Written task:
Under this line sits a listing. Repeat exactly and only its lines from the one holding "Clone this chart in Altair." through the one holding "y_scale = alt.Scale(domain=[0, 12000], nice=False)"; skip pictures.

--- start Data to use ---

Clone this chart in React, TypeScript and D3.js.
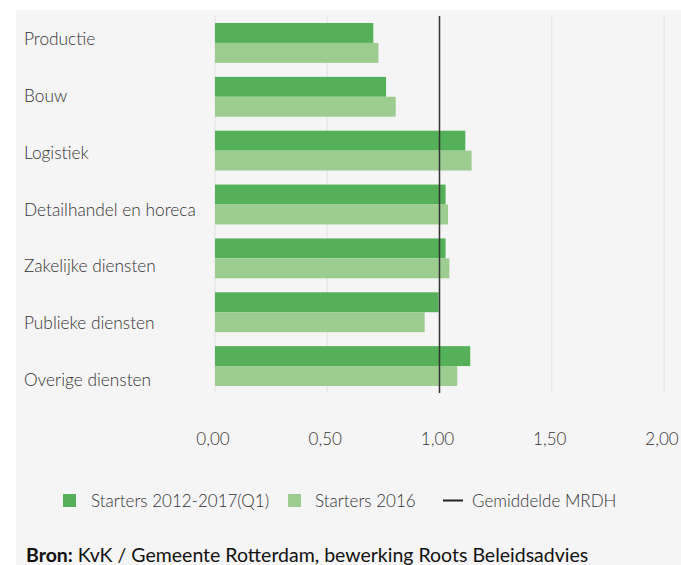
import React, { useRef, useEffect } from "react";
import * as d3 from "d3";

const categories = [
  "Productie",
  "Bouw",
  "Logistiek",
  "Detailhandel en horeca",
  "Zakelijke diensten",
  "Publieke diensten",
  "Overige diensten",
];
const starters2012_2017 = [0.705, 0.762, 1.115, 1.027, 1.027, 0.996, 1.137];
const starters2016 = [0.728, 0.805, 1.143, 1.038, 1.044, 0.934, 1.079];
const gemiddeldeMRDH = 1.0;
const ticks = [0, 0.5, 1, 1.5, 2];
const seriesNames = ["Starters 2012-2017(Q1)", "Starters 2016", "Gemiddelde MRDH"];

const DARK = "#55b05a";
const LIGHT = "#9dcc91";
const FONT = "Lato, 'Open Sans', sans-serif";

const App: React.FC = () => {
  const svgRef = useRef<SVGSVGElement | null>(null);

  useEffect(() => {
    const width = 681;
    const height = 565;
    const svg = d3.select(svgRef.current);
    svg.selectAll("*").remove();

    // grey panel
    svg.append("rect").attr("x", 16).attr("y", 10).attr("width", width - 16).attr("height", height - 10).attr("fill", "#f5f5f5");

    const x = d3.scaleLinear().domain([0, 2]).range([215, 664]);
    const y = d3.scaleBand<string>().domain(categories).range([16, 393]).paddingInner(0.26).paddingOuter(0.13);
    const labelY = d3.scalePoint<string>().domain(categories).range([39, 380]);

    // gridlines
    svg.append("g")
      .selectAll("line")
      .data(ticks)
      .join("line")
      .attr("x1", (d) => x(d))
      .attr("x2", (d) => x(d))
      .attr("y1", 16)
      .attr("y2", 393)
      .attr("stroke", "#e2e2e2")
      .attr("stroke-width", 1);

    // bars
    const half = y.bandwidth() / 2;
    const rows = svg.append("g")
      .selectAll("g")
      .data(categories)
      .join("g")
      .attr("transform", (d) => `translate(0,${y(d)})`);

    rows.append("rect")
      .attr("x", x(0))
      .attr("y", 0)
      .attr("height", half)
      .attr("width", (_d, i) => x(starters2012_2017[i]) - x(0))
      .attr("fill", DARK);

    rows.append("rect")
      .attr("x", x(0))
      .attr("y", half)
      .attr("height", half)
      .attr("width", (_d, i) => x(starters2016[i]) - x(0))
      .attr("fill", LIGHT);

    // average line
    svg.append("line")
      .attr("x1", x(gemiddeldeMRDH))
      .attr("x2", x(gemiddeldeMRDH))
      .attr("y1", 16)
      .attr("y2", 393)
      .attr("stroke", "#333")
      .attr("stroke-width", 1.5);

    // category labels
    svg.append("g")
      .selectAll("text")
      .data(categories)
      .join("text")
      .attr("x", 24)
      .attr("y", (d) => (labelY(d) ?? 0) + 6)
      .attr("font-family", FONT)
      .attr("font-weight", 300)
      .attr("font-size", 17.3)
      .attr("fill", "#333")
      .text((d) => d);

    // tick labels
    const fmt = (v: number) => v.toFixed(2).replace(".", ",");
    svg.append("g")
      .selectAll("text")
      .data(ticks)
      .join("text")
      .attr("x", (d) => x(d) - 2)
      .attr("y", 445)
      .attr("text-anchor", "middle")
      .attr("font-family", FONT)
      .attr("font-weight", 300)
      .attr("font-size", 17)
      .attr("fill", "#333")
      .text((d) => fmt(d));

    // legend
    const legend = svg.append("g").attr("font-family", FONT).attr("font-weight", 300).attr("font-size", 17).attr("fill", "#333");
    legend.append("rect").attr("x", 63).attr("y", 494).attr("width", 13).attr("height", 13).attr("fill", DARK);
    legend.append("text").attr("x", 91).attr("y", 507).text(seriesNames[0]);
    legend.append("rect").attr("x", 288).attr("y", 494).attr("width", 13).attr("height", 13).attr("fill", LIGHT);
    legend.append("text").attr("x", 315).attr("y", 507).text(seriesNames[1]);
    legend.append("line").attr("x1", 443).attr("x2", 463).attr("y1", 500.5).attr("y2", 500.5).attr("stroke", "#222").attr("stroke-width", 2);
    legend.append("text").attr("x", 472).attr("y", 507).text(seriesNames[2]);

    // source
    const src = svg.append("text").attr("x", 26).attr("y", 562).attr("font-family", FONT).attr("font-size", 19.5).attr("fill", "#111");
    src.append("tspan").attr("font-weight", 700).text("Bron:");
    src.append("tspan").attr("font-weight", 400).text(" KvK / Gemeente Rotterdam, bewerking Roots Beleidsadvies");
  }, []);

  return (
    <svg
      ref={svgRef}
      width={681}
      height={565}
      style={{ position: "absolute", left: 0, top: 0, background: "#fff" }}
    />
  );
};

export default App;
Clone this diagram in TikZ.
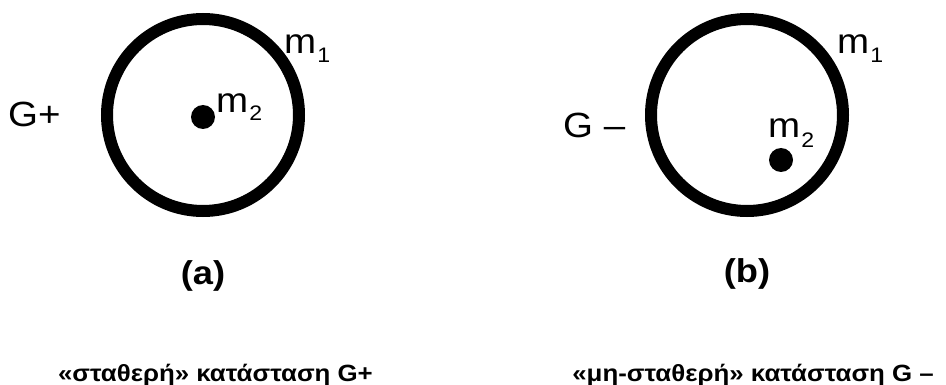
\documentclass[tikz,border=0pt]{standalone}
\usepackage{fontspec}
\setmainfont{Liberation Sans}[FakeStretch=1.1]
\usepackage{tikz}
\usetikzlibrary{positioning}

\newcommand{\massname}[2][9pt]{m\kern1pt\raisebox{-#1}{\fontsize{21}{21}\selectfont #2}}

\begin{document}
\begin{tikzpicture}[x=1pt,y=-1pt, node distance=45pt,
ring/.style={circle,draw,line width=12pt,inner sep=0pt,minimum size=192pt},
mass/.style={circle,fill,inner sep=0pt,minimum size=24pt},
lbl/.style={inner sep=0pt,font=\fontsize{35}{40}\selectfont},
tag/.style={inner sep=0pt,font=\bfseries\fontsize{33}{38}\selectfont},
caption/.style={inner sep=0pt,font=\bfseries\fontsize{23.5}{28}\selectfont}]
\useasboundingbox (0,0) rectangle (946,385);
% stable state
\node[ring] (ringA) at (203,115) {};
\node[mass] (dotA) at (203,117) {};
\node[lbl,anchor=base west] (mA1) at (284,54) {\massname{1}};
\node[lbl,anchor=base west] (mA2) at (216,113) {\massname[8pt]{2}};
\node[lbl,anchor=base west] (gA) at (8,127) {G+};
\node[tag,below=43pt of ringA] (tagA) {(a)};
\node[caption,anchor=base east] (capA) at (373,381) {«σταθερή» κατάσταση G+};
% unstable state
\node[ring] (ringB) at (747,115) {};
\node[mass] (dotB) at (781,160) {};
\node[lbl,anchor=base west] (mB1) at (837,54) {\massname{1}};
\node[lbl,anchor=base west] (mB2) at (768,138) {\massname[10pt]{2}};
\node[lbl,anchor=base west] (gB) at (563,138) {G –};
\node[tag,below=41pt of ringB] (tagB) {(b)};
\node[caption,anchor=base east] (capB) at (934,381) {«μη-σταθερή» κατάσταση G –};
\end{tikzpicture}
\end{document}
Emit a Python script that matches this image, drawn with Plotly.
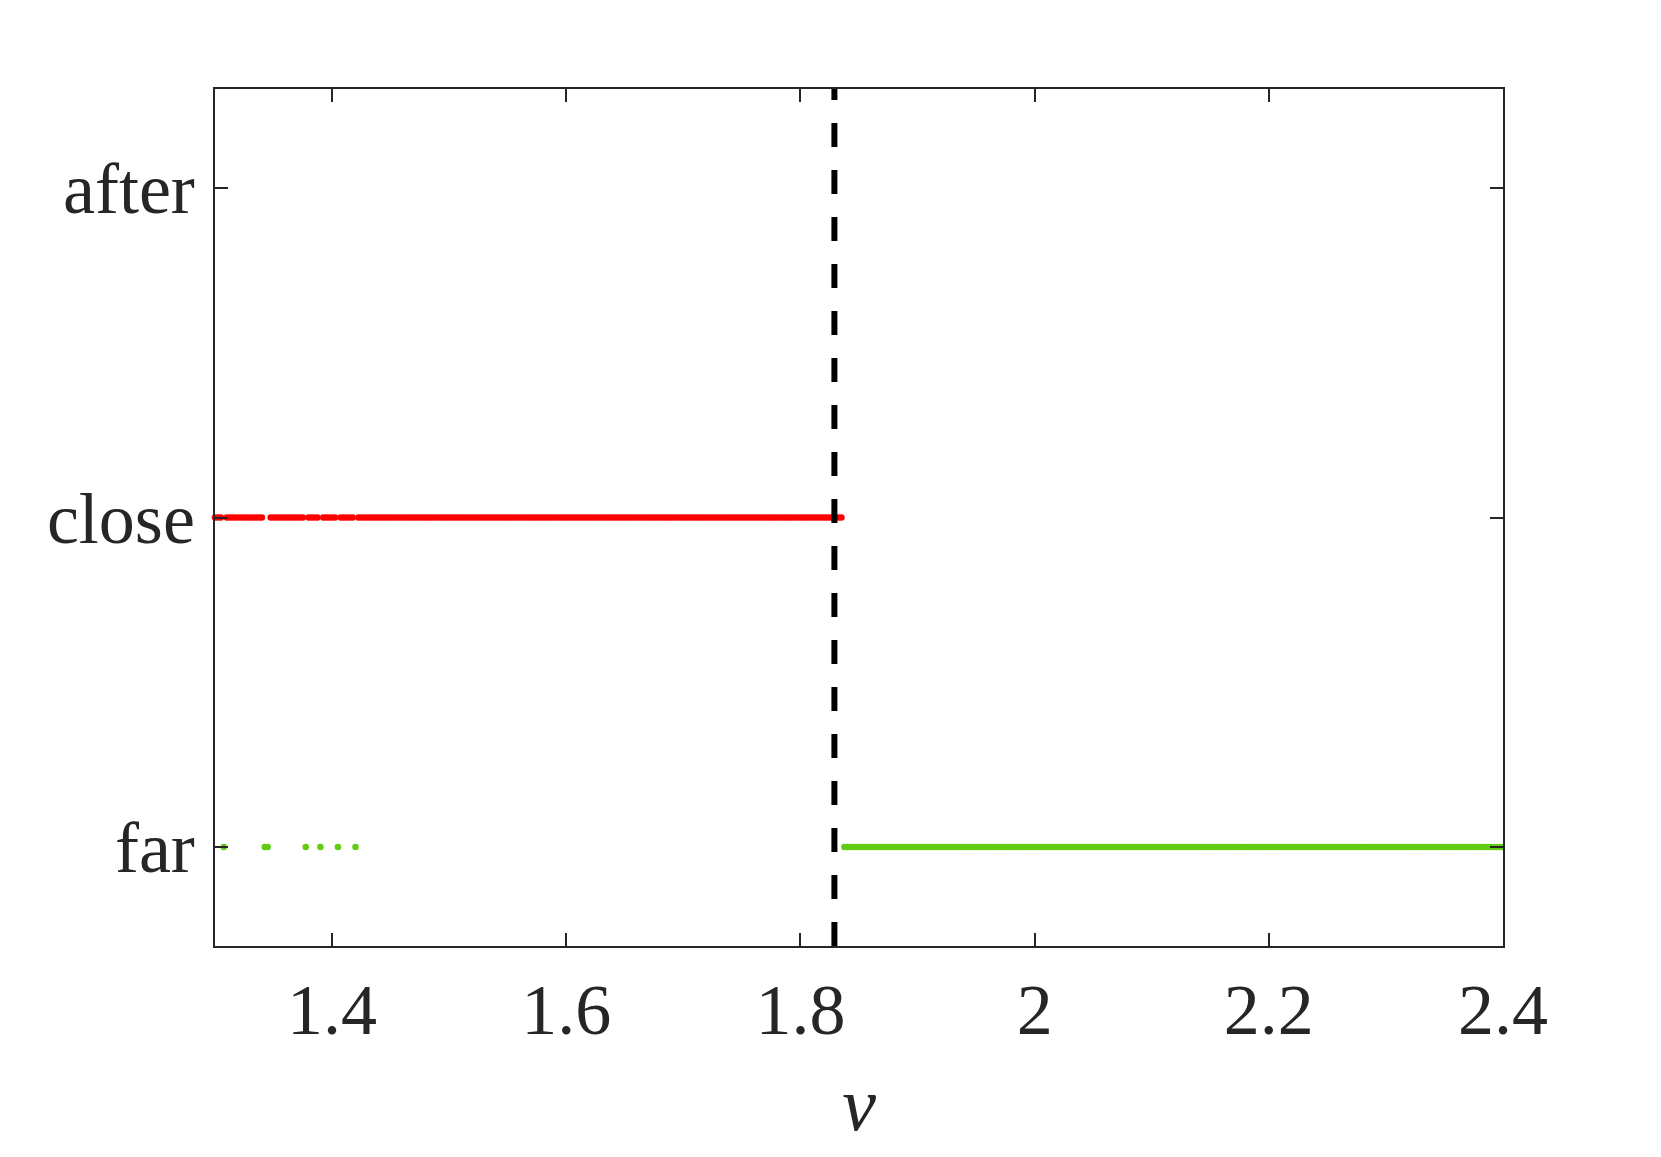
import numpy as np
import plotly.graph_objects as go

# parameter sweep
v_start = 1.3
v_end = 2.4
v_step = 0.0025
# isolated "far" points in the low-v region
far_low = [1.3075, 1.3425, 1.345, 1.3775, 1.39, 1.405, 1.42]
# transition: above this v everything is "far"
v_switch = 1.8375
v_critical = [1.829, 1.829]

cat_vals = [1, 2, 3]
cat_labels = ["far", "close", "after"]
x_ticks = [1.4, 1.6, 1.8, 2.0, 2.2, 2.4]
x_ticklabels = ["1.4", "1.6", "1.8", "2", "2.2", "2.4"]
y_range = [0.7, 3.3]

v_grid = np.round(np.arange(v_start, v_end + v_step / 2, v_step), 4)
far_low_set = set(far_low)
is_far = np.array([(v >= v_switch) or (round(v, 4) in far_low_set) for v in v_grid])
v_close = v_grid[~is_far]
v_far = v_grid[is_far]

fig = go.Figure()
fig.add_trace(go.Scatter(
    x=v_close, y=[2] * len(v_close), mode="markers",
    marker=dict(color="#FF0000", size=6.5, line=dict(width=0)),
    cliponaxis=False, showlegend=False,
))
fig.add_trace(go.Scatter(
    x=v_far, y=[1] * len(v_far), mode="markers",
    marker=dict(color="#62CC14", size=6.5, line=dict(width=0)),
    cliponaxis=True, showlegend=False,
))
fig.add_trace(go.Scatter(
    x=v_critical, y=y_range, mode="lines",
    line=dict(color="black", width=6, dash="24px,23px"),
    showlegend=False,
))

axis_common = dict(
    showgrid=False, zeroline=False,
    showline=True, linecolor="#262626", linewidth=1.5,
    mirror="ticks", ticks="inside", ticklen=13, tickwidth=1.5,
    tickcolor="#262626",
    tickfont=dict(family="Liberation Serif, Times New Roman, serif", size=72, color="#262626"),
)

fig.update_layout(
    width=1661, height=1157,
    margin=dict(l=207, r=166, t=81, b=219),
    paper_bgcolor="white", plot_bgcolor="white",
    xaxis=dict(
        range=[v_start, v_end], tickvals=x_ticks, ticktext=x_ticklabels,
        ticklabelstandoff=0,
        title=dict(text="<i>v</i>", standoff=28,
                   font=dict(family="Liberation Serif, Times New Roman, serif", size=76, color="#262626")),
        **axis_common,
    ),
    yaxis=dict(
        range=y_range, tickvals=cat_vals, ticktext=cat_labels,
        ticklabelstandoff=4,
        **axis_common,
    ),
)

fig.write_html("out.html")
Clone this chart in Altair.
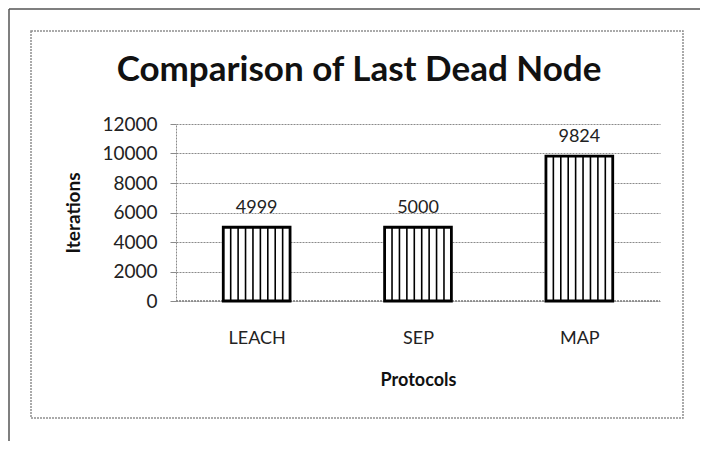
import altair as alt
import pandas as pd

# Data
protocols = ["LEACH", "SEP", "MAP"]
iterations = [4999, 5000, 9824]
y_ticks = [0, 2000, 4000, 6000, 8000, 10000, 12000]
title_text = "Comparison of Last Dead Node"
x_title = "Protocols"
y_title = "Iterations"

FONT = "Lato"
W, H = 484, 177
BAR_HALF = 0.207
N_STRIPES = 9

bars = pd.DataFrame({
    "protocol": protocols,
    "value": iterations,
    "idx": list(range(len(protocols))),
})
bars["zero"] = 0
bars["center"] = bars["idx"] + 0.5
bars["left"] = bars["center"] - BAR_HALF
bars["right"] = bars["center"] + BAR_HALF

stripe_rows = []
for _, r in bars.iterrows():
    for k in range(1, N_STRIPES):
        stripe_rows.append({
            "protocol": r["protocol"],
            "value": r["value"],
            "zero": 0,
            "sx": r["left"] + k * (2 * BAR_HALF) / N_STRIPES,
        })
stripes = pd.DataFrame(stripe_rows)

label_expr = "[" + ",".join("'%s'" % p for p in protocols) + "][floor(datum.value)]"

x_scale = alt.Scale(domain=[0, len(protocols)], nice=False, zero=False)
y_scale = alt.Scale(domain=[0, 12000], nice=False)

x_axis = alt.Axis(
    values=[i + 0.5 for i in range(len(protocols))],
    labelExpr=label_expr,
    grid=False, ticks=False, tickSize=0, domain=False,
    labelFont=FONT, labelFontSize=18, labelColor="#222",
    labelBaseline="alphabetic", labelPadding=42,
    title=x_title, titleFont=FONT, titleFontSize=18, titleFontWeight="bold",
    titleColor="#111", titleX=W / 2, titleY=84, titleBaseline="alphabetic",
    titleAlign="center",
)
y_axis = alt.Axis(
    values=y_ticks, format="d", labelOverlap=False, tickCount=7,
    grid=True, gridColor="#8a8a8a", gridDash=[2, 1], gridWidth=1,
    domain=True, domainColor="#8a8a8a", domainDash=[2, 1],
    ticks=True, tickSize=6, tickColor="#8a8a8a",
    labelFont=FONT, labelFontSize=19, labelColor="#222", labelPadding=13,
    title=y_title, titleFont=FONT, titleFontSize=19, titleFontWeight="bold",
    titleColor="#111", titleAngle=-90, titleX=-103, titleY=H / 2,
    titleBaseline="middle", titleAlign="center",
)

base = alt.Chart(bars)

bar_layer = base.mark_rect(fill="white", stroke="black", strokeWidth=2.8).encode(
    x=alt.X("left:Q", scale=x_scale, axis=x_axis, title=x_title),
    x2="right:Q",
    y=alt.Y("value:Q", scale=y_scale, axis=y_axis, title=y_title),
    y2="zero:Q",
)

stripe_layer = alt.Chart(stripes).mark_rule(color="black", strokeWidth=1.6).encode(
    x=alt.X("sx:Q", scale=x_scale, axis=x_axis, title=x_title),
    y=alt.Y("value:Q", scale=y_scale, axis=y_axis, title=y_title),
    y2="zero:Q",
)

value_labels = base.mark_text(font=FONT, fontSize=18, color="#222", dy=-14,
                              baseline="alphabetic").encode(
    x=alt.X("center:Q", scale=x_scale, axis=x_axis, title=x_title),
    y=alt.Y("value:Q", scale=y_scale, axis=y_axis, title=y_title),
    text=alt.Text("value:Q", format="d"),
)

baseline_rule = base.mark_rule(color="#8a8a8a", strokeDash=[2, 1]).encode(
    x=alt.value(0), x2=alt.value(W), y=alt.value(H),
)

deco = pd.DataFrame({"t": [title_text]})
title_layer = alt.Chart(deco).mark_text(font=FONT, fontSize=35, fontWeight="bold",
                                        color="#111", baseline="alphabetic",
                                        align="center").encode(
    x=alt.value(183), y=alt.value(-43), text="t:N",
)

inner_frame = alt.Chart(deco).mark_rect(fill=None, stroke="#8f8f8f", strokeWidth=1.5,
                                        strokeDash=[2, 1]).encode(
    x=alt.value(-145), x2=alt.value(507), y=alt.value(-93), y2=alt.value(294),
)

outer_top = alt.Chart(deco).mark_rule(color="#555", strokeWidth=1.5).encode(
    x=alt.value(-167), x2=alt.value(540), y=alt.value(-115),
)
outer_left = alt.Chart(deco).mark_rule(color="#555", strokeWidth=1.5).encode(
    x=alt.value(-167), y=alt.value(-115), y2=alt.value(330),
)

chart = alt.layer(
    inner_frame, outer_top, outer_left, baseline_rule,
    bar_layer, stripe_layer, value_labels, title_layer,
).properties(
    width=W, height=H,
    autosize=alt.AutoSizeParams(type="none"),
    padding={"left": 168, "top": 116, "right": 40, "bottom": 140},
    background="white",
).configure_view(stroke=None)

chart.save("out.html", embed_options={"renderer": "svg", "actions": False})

--- end Data to use ---

Answer to this problem:
Clone this chart in Altair.
import altair as alt
import pandas as pd

# Data
protocols = ["LEACH", "SEP", "MAP"]
iterations = [4999, 5000, 9824]
y_ticks = [0, 2000, 4000, 6000, 8000, 10000, 12000]
title_text = "Comparison of Last Dead Node"
x_title = "Protocols"
y_title = "Iterations"

FONT = "Lato"
W, H = 484, 177
BAR_HALF = 0.207
N_STRIPES = 9

bars = pd.DataFrame({
    "protocol": protocols,
    "value": iterations,
    "idx": list(range(len(protocols))),
})
bars["zero"] = 0
bars["center"] = bars["idx"] + 0.5
bars["left"] = bars["center"] - BAR_HALF
bars["right"] = bars["center"] + BAR_HALF

stripe_rows = []
for _, r in bars.iterrows():
    for k in range(1, N_STRIPES):
        stripe_rows.append({
            "protocol": r["protocol"],
            "value": r["value"],
            "zero": 0,
            "sx": r["left"] + k * (2 * BAR_HALF) / N_STRIPES,
        })
stripes = pd.DataFrame(stripe_rows)

label_expr = "[" + ",".join("'%s'" % p for p in protocols) + "][floor(datum.value)]"

x_scale = alt.Scale(domain=[0, len(protocols)], nice=False, zero=False)
y_scale = alt.Scale(domain=[0, 12000], nice=False)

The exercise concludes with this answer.